Qualche settimana fa Start Magazine aveva riportato l’indiscrezione secondo la quale Elon Musk con la sua Tesla fosse finalmente riuscito a fare breccia in India. Quello indiano è un mercato che – i costruttori d’auto occidentali ben lo sanno – il governo centrale di Narendra Modi ha blindato a doppia mandata, con dazi doganali anche superiori al 60% per le auto con un prezzo inferiore ai 40.000 dollari e del 100% per le auto sopra questa cifra utilizzata come spartiacque.
TESLA ACCELERA SULL’INDIA
Secondo indiscrezioni dell’agenzia di stampa Reuters, già bersaglio nelle ultime ore degli strali di Musk via X, Elon Musk avrebbe intenzione di arrivare all’accordo con Modi con una flotta di auto elettriche già pronta per essere consegnata nel subcontinente indiano. Ma andiamo con ordine.
GLI ACCORDI CON MODI
Modi, sull’esempio cinese, finora ha chiuso lo sterminato mercato indiano (in rapida crescita, con oltre 1,4miliardi di cittadini e una economia in via di sviluppo ma, al contrario della Cina, ancora senza marchi autoctoni sufficientemente forti ) agli importatori occidentali chiedendo loro di stabilire i propri impianti sul suolo nazionale, così da avvalersi della manodopera locale e portare lavoro e ricchezza.
Per lungo tempo Musk e Modi hanno battagliato proprio su questo, con l’imprenditore sudafricano che avrebbe preferito vedere prima come vanno le Tesla sul mercato indiano e poi, nel caso, impiantarvi qualche gigafactory.
IL MERCATO CINESE È SATURO (DI RIVALI CINESI)
Ora, la rapida chiusura del mercato cinese – ormai saldamente nelle mani dei marchi autoctoni – e la baldanza delle Case di Pechino, Shenzen e compagnia bella sembrano aver suggerito a Musk di tuffarsi quanto prima nell’ultimo grande mercato ancora vergine: l’India, appunto.
Dall’altro lato Modi, sotto elezioni e con l’intenzione di accelerare la transizione ecologica per agguantare il vicino di casa cinese, starebbe mettendo mano alle misure protezionistiche così da allentarle per attrarre capitali, imprenditori e know-how occidentali.
GLI INVESTIMENTI TESLA IN INDIA
E a quanto è dato sapere il patron di Tesla avrebbe già promesso a Modi, in cambio di un allentamento di un quinquennio, di investire in India almeno 500milioni di dollari (il piano complessivo ammonterebbe in realtà a 2miliardi) in infrastrutture per la ricarica e in un impianto che potrebbe sorgere, secondo il Financial Times, negli stati del Maharashtra, del Gujarat o del Tamil Nadu.
LE PRIME AUTO ELETTRICHE SARANNO FATTE IN EUROPA?
L’accordo tra Musk e Modi dovrebbe prevedere insomma soldi in cambio delle chiavi di casa di Modi: ma qui germina l’indiscrezione di Reuters, secondo la quale, portando avanti una politica industriale aggressiva e forse pure un po’ sfacciata il patron di Tesla intenderebbe arrivare a quell’appuntamento con diverse auto elettriche appena sfornate da vendere in India.
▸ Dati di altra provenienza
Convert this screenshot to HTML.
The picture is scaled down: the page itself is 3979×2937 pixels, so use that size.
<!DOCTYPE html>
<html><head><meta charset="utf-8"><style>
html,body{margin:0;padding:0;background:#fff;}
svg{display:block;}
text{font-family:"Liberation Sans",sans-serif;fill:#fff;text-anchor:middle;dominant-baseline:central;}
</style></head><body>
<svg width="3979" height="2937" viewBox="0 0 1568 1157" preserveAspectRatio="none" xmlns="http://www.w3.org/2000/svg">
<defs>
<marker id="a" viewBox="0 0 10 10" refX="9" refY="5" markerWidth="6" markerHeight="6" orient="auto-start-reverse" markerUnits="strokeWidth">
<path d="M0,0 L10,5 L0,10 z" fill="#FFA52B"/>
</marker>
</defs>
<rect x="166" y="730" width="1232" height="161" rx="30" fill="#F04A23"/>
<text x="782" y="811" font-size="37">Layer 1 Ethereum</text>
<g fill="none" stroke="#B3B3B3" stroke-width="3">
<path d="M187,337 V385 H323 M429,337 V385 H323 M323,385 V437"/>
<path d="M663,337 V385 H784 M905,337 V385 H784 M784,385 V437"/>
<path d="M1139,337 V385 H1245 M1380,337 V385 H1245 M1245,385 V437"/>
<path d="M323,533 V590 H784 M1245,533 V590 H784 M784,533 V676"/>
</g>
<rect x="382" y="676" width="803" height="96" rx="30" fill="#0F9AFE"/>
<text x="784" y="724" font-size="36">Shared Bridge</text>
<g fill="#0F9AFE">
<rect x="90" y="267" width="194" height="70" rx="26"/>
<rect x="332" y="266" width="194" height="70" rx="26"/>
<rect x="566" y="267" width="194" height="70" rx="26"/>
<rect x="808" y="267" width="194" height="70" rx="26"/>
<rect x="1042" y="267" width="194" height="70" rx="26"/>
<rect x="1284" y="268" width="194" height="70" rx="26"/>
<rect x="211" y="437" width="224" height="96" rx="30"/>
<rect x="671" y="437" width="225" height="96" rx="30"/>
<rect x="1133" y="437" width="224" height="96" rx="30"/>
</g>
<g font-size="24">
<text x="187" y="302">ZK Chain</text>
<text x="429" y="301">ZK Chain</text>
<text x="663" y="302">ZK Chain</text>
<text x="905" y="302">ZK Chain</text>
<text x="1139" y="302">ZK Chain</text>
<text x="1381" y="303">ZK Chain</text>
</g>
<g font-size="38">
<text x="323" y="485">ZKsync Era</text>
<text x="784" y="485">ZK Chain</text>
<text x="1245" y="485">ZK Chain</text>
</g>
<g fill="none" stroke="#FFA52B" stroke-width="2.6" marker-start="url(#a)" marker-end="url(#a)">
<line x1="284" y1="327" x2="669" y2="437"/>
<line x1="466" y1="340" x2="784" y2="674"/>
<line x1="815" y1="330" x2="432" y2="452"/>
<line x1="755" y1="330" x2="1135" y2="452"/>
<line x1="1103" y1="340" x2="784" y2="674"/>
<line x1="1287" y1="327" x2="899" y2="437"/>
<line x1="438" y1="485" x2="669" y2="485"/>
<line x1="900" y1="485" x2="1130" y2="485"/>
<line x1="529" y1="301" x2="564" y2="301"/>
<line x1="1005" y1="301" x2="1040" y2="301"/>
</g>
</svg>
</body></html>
Del resto la deroga durerà appena un lustro. Non Tesla made in India per l’India, come da accordi con Modi, ma Tesla made in Berlin.
Infatti, secondo Reuters nell’ultimo periodo nella gigafactory di Brandenburg alle porte della capitale tedesca si starebbero assemblando Tesla con guida a destra destinate non al Regno Unito bensì all’India. È peraltro interessante notare come Musk abbia scelto la strada “più lontana”, evitando di sfruttare lo stabilimento di Shanghai. E non c’entra solo la possibilità di sfruttare comunque a pieno regime un impianto, quello di Berlino, che altrimenti visto il calo della domanda dovrebbe probabilmente rallentare.
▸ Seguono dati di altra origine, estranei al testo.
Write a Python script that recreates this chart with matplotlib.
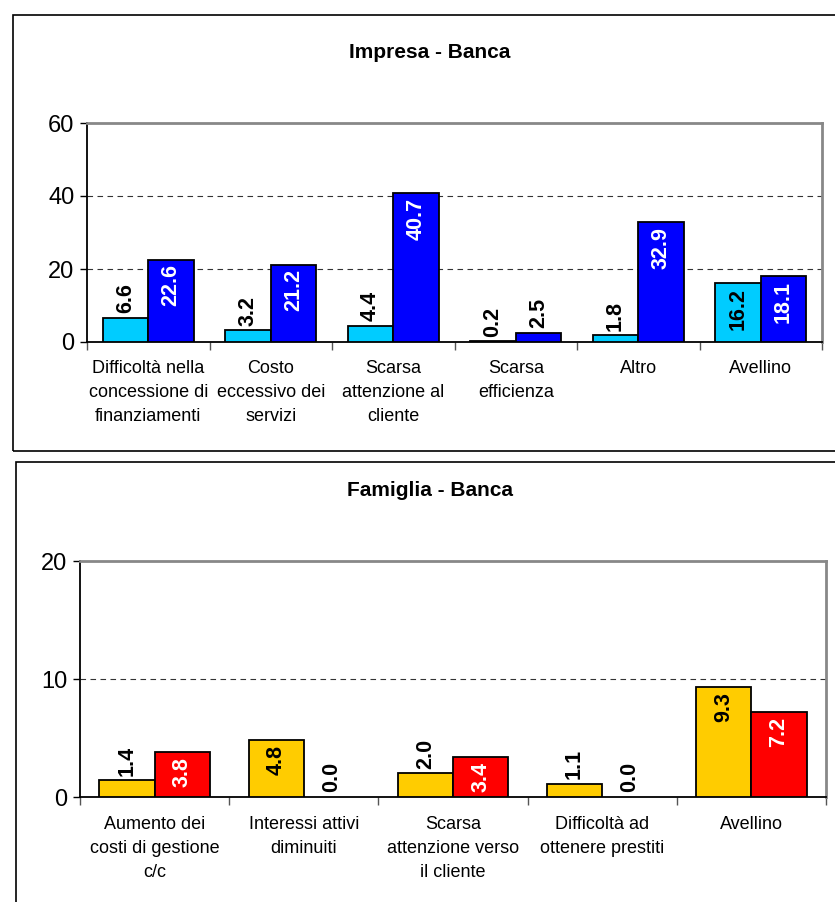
import matplotlib
matplotlib.use('Agg')
import matplotlib.pyplot as plt
from matplotlib.patches import Rectangle
import numpy as np

plt.rcParams['font.family'] = ['Liberation Sans Narrow', 'Liberation Sans', 'DejaVu Sans']

# Impresa - Banca
imp_cats = ['Difficoltà nella\nconcessione di\nfinanziamenti', 'Costo\neccessivo dei\nservizi',
            'Scarsa\nattenzione al\ncliente', 'Scarsa\nefficienza', 'Altro', 'Avellino']
imp_a = [6.6, 3.2, 4.4, 0.2, 1.8, 16.2]
imp_b = [22.6, 21.2, 40.7, 2.5, 32.9, 18.1]

# Famiglia - Banca
fam_cats = ['Aumento dei\ncosti di gestione\nc/c', 'Interessi attivi\ndiminuiti',
            'Scarsa\nattenzione verso\nil cliente', 'Difficoltà ad\nottenere prestiti', 'Avellino']
fam_a = [1.4, 4.8, 2.0, 1.1, 9.3]
fam_b = [3.8, 0.0, 3.4, 0.0, 7.2]

W, H = 835, 902
fig = plt.figure(figsize=(W / 100, H / 100), dpi=100)

# outer frames of the two charts
fig.patches.append(Rectangle((13 / W, 1 - 451 / H), 1.0, 436 / H, transform=fig.transFigure,
                             fill=False, edgecolor='black', lw=1.2))
fig.patches.append(Rectangle((16 / W, -0.05), 1.0, 1 - 462 / H + 0.05, transform=fig.transFigure,
                             fill=False, edgecolor='black', lw=1.2))


def panel(rect, title, title_y, cats, a, b, ca, cb, ymax, ystep, thresh, pad):
    ax = fig.add_axes(rect)
    n = len(cats)
    x = np.arange(n)
    w = 0.37
    lwa = [1.3 if v > 0 else 0 for v in a]
    lwb = [1.3 if v > 0 else 0 for v in b]
    ax.bar(x - w / 2, a, w, color=ca, edgecolor='black', linewidth=lwa, zorder=3)
    ax.bar(x + w / 2, b, w, color=cb, edgecolor='black', linewidth=lwb, zorder=3)
    ax.set_xlim(-0.5, n - 0.5)
    ax.set_ylim(0, ymax)
    ax.set_yticks(np.arange(0, ymax + 1, ystep))
    for v in np.arange(ystep, ymax, ystep):
        ax.axhline(v, color='#333333', lw=0.8, ls=(0, (5, 4)), zorder=1)
    ax.set_xticks(np.arange(-0.5, n, 1.0))
    ax.set_xticklabels([])
    ax.tick_params(axis='x', length=6, width=1, direction='out', color='#555555')
    ax.tick_params(axis='y', length=5, width=1, labelsize=17, pad=4)
    for i, c in enumerate(cats):
        ax.text(i, -0.08, c, transform=ax.get_xaxis_transform(), ha='center', va='top',
                fontsize=13, linespacing=1.55)
    for s in ['top', 'right']:
        ax.spines[s].set_color('#888888')
        ax.spines[s].set_linewidth(2)
    for s in ['left', 'bottom']:
        ax.spines[s].set_linewidth(1.3)
    for vals, off, fc in [(a, -w / 2, 'black'), (b, w / 2, 'white')]:
        for i, v in enumerate(vals):
            if v > thresh:
                ax.text(i + off, v - pad, f'{v:.1f}', rotation=90, ha='center', va='top',
                        fontsize=15.5, fontweight='bold', color=fc, family='Liberation Sans', zorder=4)
            else:
                ax.text(i + off, v + pad, f'{v:.1f}', rotation=90, ha='center', va='bottom',
                        fontsize=15.5, fontweight='bold', color='black', family='Liberation Sans', zorder=4)
    fig.text(0.515, title_y, title, ha='center', va='center', fontsize=15, fontweight='bold')
    return ax


panel([87 / W, 1 - 342 / H, 735 / W, 219 / H], 'Impresa - Banca', 1 - 52 / H,
      imp_cats, imp_a, imp_b, '#00CCFF', '#0000FF', 60, 20, 12, 1.3)
panel([80 / W, 1 - 797 / H, 746 / W, 236 / H], 'Famiglia - Banca', 1 - 490 / H,
      fam_cats, fam_a, fam_b, '#FFCC00', '#FF0000', 20, 10, 3, 0.4)

fig.savefig('out.png', dpi=100)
LE TENSIONI TRA INDIA E CINA PREOCCUPANO MUSK?
Nell’ultimo periodo, infatti, sulle vette dell’Himalaya si sono intensificate le scaramucce fra indiani e cinesi, riaccese per via di mai sopite beghe su confini contesi e, dicono gli osservatori, dal lavorio carsico degli statunitensi che starebbero fomentando Delhi affinché s’imponga come rivale all’egemonia di Pechino in Asia in virtù dell’antico detto secondo cui il nemico del tuo nemico è un possibile alleato.
In un mercato dell’auto sempre più globalizzato gli imprenditori devono del resto imparare a sentire arrivare per tempo i conflitti, se non vogliono finire come Stellantis e Renault, la cui rocambolesca e maldestra fuga dalla Russia a seguito dell’invasione dell’Ucraina da parte di Mosca è costata cara a entrambi i marchi occidentali.